Why Standard Metrics Mask the Failure

A critical finding of the paper is that this failure is often invisible to standard evaluation methods. Most existing benchmarks use "single-threshold" metrics, which essentially ask the model a binary question (e.g., "Will the value be above X?"). Under these metrics, more capable models often appear to be improving. However, when the researchers used continuous, "tail-inclusive" scoring rules—which evaluate the entire probability distribution of a forecast—the relationship between capability and accuracy reversed. This suggests that current industry-standard benchmarks may be failing to detect how models behave during high-stakes, volatile events.

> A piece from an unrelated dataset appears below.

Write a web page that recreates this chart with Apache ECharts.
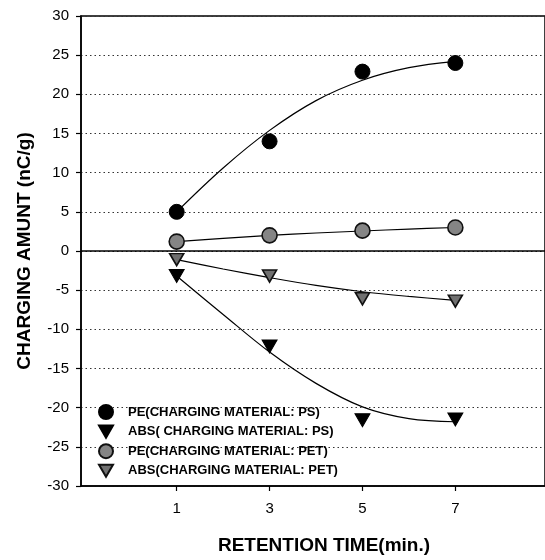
<!DOCTYPE html>
<html>
<head>
<meta charset="utf-8">
<script src="https://cdn.jsdelivr.net/npm/echarts@6/dist/echarts.min.js"></script>
<style>
html,body{margin:0;padding:0;background:#fff;}
#chart{width:545px;height:560px;}
</style>
</head>
<body>
<div id="chart"></div>
<script>
// ---- data ----
var times = [1, 3, 5, 7];
var pePS = [5.0, 14.0, 22.9, 24.0];
var absPS = [-3.2, -12.2, -21.6, -21.5];
var pePET = [1.2, 2.0, 2.6, 3.0];
var absPET = [-1.1, -3.2, -6.1, -6.4];

// fitted trend curves
var fitTimes = [1, 2, 3, 4, 5, 6, 7];
var pePSFit = [5.0, 10.6, 15.4, 19.2, 21.8, 23.4, 24.2];
var absPSFit = [-3.2, -8.1, -12.9, -16.9, -19.9, -21.4, -21.8];
var pePETFit = [1.2, 1.6, 2.0, 2.3, 2.55, 2.8, 3.0];
var absPETFit = [-1.1, -2.3, -3.4, -4.4, -5.2, -5.8, -6.3];

var xTicks = [1, 3, 5, 7];
var seriesNames = [
  'PE(CHARGING MATERIAL: PS)',
  'ABS( CHARGING MATERIAL: PS)',
  'PE(CHARGING MATERIAL: PET)',
  'ABS(CHARGING MATERIAL: PET)'
];

function pairs(xs, ys) { return xs.map(function (x, i) { return [x, ys[i]]; }); }

var triDown = 'path://M0,0L15,0L7.5,13Z';
var FONT = '"Liberation Sans", Arial, sans-serif';

function fitLine(ys) {
  return {
    type: 'line', data: pairs(fitTimes, ys), smooth: 0.35, symbol: 'none',
    lineStyle: { color: '#000', width: 1.2 }, silent: true, z: 2, legendHoverLink: false
  };
}

var chart = echarts.init(document.getElementById('chart'), null, { renderer: 'canvas' });
chart.setOption({
  animation: false,
  backgroundColor: '#fff',
  grid: { left: 81, right: -5, top: 16, bottom: 70, show: true, borderColor: '#000', borderWidth: 1.5, backgroundColor: 'transparent' },
  xAxis: {
    type: 'value', min: -1.06, max: 8.93,
    name: 'RETENTION TIME(min.)', nameLocation: 'middle', nameGap: 50,
    nameTextStyle: { fontFamily: FONT, fontWeight: 'bold', fontSize: 19, color: '#000', padding: [0, 0, 0, 22] },
    axisLine: { show: true, onZero: false, lineStyle: { color: '#000', width: 1.5 } },
    axisTick: { show: true, inside: false, length: 5, customValues: xTicks, lineStyle: { color: '#000', width: 1.2 } },
    axisLabel: { customValues: xTicks, margin: 15, fontFamily: FONT, fontSize: 15, color: '#000' },
    splitLine: { show: false }
  },
  yAxis: {
    type: 'value', min: -30, max: 30, interval: 5,
    name: 'CHARGING AMUNT (nC/g)', nameLocation: 'middle', nameGap: 47, nameRotate: 90,
    nameTextStyle: { fontFamily: FONT, fontWeight: 'bold', fontSize: 19, color: '#000' },
    axisLine: { show: true, onZero: false, lineStyle: { color: '#000', width: 1.5 } },
    axisTick: { show: true, inside: false, length: 5, lineStyle: { color: '#000', width: 1.2 } },
    axisLabel: { margin: 12, fontFamily: FONT, fontSize: 15, color: '#000' },
    splitLine: { show: true, lineStyle: { color: '#333', width: 1, type: [1.5, 3] } }
  },
  legend: {
    orient: 'vertical', left: 98, top: 404, padding: 0, itemWidth: 14, itemHeight: 14, itemGap: 4.5,
    textStyle: { fontFamily: FONT, fontWeight: 'bold', fontSize: 13, color: '#000', padding: [0, 0, 0, 10] },
    data: [
      { name: seriesNames[0], icon: 'circle' },
      { name: seriesNames[1], icon: triDown },
      { name: seriesNames[2], icon: 'circle' },
      { name: seriesNames[3], icon: triDown }
    ],
    selectedMode: false
  },
  series: [
    fitLine(pePSFit),
    fitLine(absPSFit),
    fitLine(pePETFit),
    fitLine(absPETFit),
    {
      type: 'line', data: pairs(fitTimes, fitTimes.map(function () { return null; })), symbol: 'none', silent: true,
      markLine: {
        silent: true, symbol: 'none', label: { show: false },
        lineStyle: { color: '#000', width: 1.5, type: 'solid' },
        data: [{ yAxis: 0 }]
      }
    },
    {
      name: seriesNames[0], type: 'scatter', data: pairs(times, pePS), symbol: 'circle', symbolSize: 15,
      itemStyle: { color: '#000', borderColor: '#000', borderWidth: 1, opacity: 1 }, z: 5
    },
    {
      name: seriesNames[1], type: 'scatter', data: pairs(times, absPS), symbol: triDown, symbolSize: [15, 13],
      itemStyle: { color: '#000', borderColor: '#000', borderWidth: 1, opacity: 1 }, z: 5
    },
    {
      name: seriesNames[2], type: 'scatter', data: pairs(times, pePET), symbol: 'circle', symbolSize: 15,
      itemStyle: { color: '#858585', borderColor: '#111', borderWidth: 1.6, opacity: 1 }, z: 5
    },
    {
      name: seriesNames[3], type: 'scatter', data: pairs(times, absPET), symbol: triDown, symbolSize: [14, 12],
      itemStyle: { color: '#707070', borderColor: '#111', borderWidth: 1.6, opacity: 1 }, z: 5
    }
  ]
});
</script>
</body>
</html>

The Limits of Domain Knowledge

The researchers also explored whether simply telling a model what it is forecasting (e.g., identifying the data as a disease outbreak or an economic crisis) would fix the problem. They found that domain knowledge has an inconsistent effect. While it helped in some cases, it failed to stop the over-extrapolation in others, such as hyperinflation. Even when models were able to correctly identify that a crisis was occurring, they often "weighed and discarded" that information, choosing to prioritize the aggressive growth trend in their final forecast. The authors conclude that scale and post-training alone are unlikely to solve this, and they recommend that future evaluations must include continuous, unbounded measures of accuracy to ensure models are truly calibrated for the real world.